Medical marijuana brings dispensaries to Columbia

Medical marijuana is now legal in Missouri and patients will be able to purchase medical marijuana in spring 2020.
MU Med Weed Graphic

Medical marijuana, approved by Missouri voters last fall, will be available for sale by spring 2020 and changes are coming to Columbia, such as new dispensaries.

According to ABC 17 News, a company called Agape Total Health Care of Missouri, LLC has applied to open five medical marijuana dispensaries in Missouri, one of which is in Columbia. The others are in St. Louis, Kansas City, Liberty and Springfield. Columbia’s Planning and Zoning Commission will review the application.

Dan Viets, director of the Missouri chapter of the National Organization for the Reform of Marijuana Laws, has been heavily involved in the implementation of Missouri’s medical marijuana amendment.

Viets has been a criminal defense lawyer for 33 years and says that the persecution some users of marijuana have faced has kept him motivated to fight for marijuana reform.

“A great majority of my clients are very nice people who don’t deserve to be treated like criminals,” Viets said.

Viets is also the president of New Approach Missouri, which wrote the language for Article 14, the medical marijuana amendment. The organization was able to get the measure on the ballot in November 2018 after gathering thousands of signatures.

He explains that the state of Missouri will issue five different types of licenses for dispensaries, testing facilities, manufacturing facilities and testing labs, as well as certificates for transportation. The licenses are limited in number and applicants must pay a nonrefundable application fee, according to St. Louis Public Radio. The fees can reach as much as $10,000 for cultivation facilities.

Patient applications have been open since June 2019 and are only available online. Qualifying conditions for obtaining a medical marijuana card include cancer, epilepsy and other chronic medical conditions. Patients must also have a physician certification form, according to the state’s website. There is a $25 fee associated with applying for a patient card and an additional $100 fee for growing one’s own cannabis, which can be done in limited amounts, according to the Springfield News-Leader.

“We hope that the state Department of Health and Senior Services will begin to issue cultivation licenses before the end of the year,” Viets said. “We hope they’ll do that by October or November of this year. And if they do, that means there could be cannabis available to sell as early as February or March of next year.”

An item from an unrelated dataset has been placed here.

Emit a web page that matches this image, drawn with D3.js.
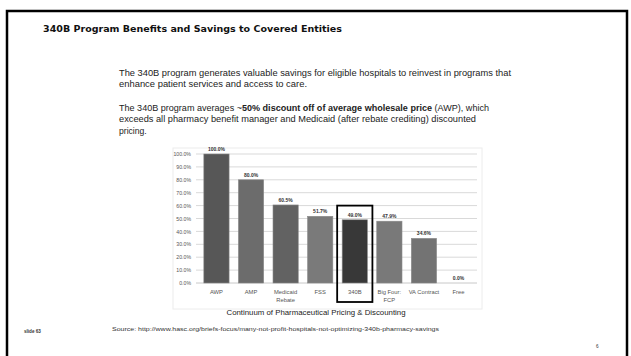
<!DOCTYPE html>
<html><head><meta charset="utf-8">
<script src="https://cdn.jsdelivr.net/npm/d3@7"></script>
<style>html,body{margin:0;padding:0;background:#fff;}svg{display:block;}</style>
</head><body>
<script>
const categories = ["AWP","AMP","Medicaid\nRebate","FSS","340B","Big Four:\nFCP","VA Contract","Free"];
const values = [100.0, 80.0, 60.5, 51.7, 49.0, 47.9, 34.6, 0.0];
const valueLabels = ["100.0%","80.0%","60.5%","51.7%","49.0%","47.9%","34.6%","0.0%"];
const yTicks = [0,10,20,30,40,50,60,70,80,90,100];
const highlight = "340B";
const barColors = ["#575757","#6c6c6c","#626262","#7a7a7a","#383838","#797979","#737373","#777777"];

const W = 631, H = 356;
const svg = d3.select("body").append("svg").attr("width", W).attr("height", H);
svg.append("rect").attr("width", W).attr("height", H).attr("fill", "#fff");

// slide frame
svg.append("rect").attr("x", 7).attr("y", 11).attr("width", 620).attr("height", 360)
  .attr("fill", "none").attr("stroke", "#000").attr("stroke-width", 2.5);

// title
svg.append("text").attr("x", 43).attr("y", 32)
  .attr("font-family", "DejaVu Sans").attr("font-weight", "bold").attr("font-size", 8.8)
  .attr("fill", "#111").attr("textLength", 299).attr("lengthAdjust", "spacingAndGlyphs")
  .text("340B Program Benefits and Savings to Covered Entities");

// paragraphs
const para = svg.append("g").attr("font-family", "Liberation Sans, Arial, sans-serif")
  .attr("font-size", 8.6).attr("fill", "#222");
function line(y, len, parts) {
  const t = para.append("text").attr("x", 119).attr("y", y);
  if (len) t.attr("textLength", len).attr("lengthAdjust", "spacingAndGlyphs");
  parts.forEach(p => t.append("tspan").attr("font-weight", p[1] ? "bold" : null).text(p[0]));
}
line(76, 392, [["The 340B program generates valuable savings for eligible hospitals to reinvest in programs that"]]);
line(87, 188, [["enhance patient services and access to care."]]);
line(111, 370, [["The 340B program averages ~"],["50% discount off of average wholesale price",1],[" (AWP), which"]]);
line(122, 357, [["exceeds all pharmacy benefit manager and Medicaid (after rebate crediting) discounted"]]);
line(134, null, [["pricing."]]);

// chart box
svg.append("rect").attr("x", 173).attr("y", 148).attr("width", 309).attr("height", 161)
  .attr("fill", "#fff").attr("stroke", "#ececec").attr("stroke-width", 1);

const y = d3.scaleLinear().domain([0, 100]).range([283, 154]);
const x = d3.scaleBand().domain(categories).range([199, 476]).paddingInner(0.27).paddingOuter(0.14);

// gridlines
svg.append("g").selectAll("line").data(yTicks.slice(1)).join("line")
  .attr("x1", 196).attr("x2", 477)
  .attr("y1", d => y(d)).attr("y2", d => y(d))
  .attr("stroke", "#d9d9d9").attr("stroke-width", 1);

// y axis labels
const yAxis = d3.axisLeft(y).tickValues(yTicks).tickFormat(d => d.toFixed(1) + "%").tickSize(0).tickPadding(0);
const ya = svg.append("g").attr("transform", "translate(191,0)").call(yAxis);
ya.select(".domain").remove();
ya.selectAll("text").attr("font-family", "Liberation Sans, Arial, sans-serif").attr("font-size", 5.2).attr("fill", "#555");

// baseline
svg.append("line").attr("x1", 196).attr("x2", 477).attr("y1", y(0)).attr("y2", y(0))
  .attr("stroke", "#c8c8c8").attr("stroke-width", 1);

// bars
svg.append("g").selectAll("rect").data(categories).join("rect")
  .attr("x", d => x(d)).attr("width", x.bandwidth())
  .attr("y", (d, i) => y(values[i])).attr("height", (d, i) => y(0) - y(values[i]))
  .attr("fill", (d, i) => barColors[i]).attr("stroke", "#8a8a8a").attr("stroke-width", 0.6);

// value labels
svg.append("g").selectAll("text").data(categories).join("text")
  .attr("x", d => x(d) + x.bandwidth() / 2).attr("y", (d, i) => y(values[i]) - 3)
  .attr("text-anchor", "middle").attr("font-family", "Liberation Sans, Arial, sans-serif")
  .attr("font-weight", "bold").attr("font-size", 5).attr("fill", "#333")
  .text((d, i) => valueLabels[i]);

// category labels
const cl = svg.append("g").selectAll("text").data(categories).join("text")
  .attr("x", d => x(d) + x.bandwidth() / 2).attr("y", 294)
  .attr("text-anchor", "middle").attr("font-family", "Liberation Sans, Arial, sans-serif")
  .attr("font-size", 5.8).attr("fill", "#555");
cl.each(function(d) {
  const parts = d.split("\n");
  const t = d3.select(this);
  parts.forEach((p, j) => t.append("tspan").attr("x", x(d) + x.bandwidth() / 2).attr("dy", j ? 7.5 : 0).text(p));
});

// highlight box around 340B
svg.append("rect").attr("x", x(highlight) - 5).attr("y", y(60))
  .attr("width", x.bandwidth() + 10).attr("height", 302 - y(60))
  .attr("fill", "none").attr("stroke", "#000").attr("stroke-width", 1.8);

// chart caption
svg.append("text").attr("x", 316).attr("y", 315).attr("text-anchor", "middle")
  .attr("font-family", "Liberation Sans, Arial, sans-serif").attr("font-size", 7.2).attr("fill", "#222")
  .attr("textLength", 179).attr("lengthAdjust", "spacingAndGlyphs")
  .text("Continuum of Pharmaceutical Pricing & Discounting");

// source
svg.append("text").attr("x", 112).attr("y", 331)
  .attr("font-family", "Liberation Sans, Arial, sans-serif").attr("font-size", 5.8).attr("fill", "#333")
  .attr("textLength", 327).attr("lengthAdjust", "spacingAndGlyphs")
  .text("Source: http://www.hasc.org/briefs-focus/many-not-profit-hospitals-not-optimizing-340b-pharmacy-savings");

// footer
svg.append("text").attr("x", 24).attr("y", 333)
  .attr("font-family", "Liberation Sans, Arial, sans-serif").attr("font-weight", "bold").attr("font-size", 4.6).attr("fill", "#333")
  .text("slide 63");
svg.append("text").attr("x", 596).attr("y", 348)
  .attr("font-family", "Liberation Sans, Arial, sans-serif").attr("font-size", 4.6).attr("fill", "#333")
  .text("6");
</script>
</body></html>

The state has until Dec. 31, 2019 to issue all of the licences and certificates. In the meantime, an independent third-party organization will score the applications in order to decide who will receive a license and who will not.

In the future, Viets says that NORML will continue to advocate for the legalization of adult use of nonmedical marijuana.

“As 11 states have done, NORML certainly hopes that the state of Missouri will end criminal prohibition of adult use of marijuana as soon as possible,” Viets said.